Si SolarWinds nous a appris quelque chose, c’est que les équipes de sécurité doivent à tout prix identifier et éliminer les vulnérabilités dans tous les environnements de développement qui expose l’ensemble de l’organisation. Cette protection nécessite également une approche collaborative, car les développeurs peuvent ne pas reconnaître toutes les failles potentielles susceptibles d’avoir un impact sur l’entreprise et, de la même manière, les équipes informatiques et de sécurité peuvent être moins familiarisées avec les outils et les processus dédiés.

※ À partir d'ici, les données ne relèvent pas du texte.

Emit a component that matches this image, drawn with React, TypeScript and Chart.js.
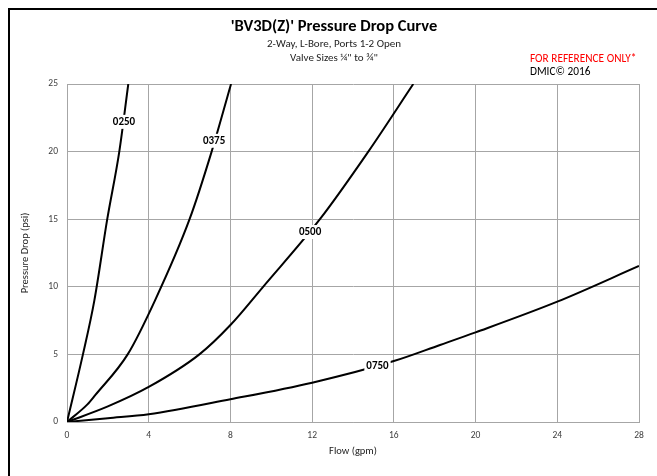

Il est donc indispensable d’impliquer la sûreté, avec anticipation, dès le début du cycle de développement. Il faut en effet intégrer proactivement les équipes de sécurité, ainsi que les développeurs, au stade de planification, plutôt que d’attendre juste avant que le code ne soit mis en ligne.

Quelles mesures complémentaires les organisations peuvent-elles prendre pour sécuriser la supply chain et mieux appréhender les cybermenaces ?

Chaque entreprise est différente, mais pour protéger la supply chain, elles respectent généralement les mêmes bonnes pratiques en matière de cybersécurité. Lorsqu’il s’agit de travailler avec des vendeurs et des fournisseurs tiers par exemple, il faut évaluer à la fois les prestataires directs et indirects, ainsi que les systèmes connectés non traditionnels et les appareils IoT, car ils disposent tous de logiciels susceptibles d’introduire un risque de cybersécurité.

Il est également primordial de traiter tout nouveau fournisseur avec prudence, tout en le hiérarchisant en fonction du risque, et en le classant selon la priorité de la mission ou l’impact sur l’organisation. À partir de là, les organisations doivent identifier et définir les principaux domaines de menace, fournir aux parties tierces des plans d’action catégorisés par risque et basés sur toutes les informations compilées, et faire en sorte que le respect de ces stratégies soit obligatoire.

Comment la menace va-t-elle évoluer ?

Les cybercriminels qui ciblent les supply chains ont beaucoup en commun avec les développeurs qui ajoutent une « intelligence humaine » à ces mêmes environnements : ils sont toujours en train d’apprendre, de s’adapter et d’exploiter les technologies et les compétences les plus récentes pour atteindre leurs objectifs.

Il est donc probable que nous verrons les hackers redoubler d’efforts pour déjouer les contrôles en matière de sécurité et d’authentification, et qu’ils utiliseront des méthodes automatisées, pour cibler les bibliothèques open-source, les dépôts de code publics et les utilisateurs humains, qui conservent un accès puissant à l’administration des pipelines/supply chains.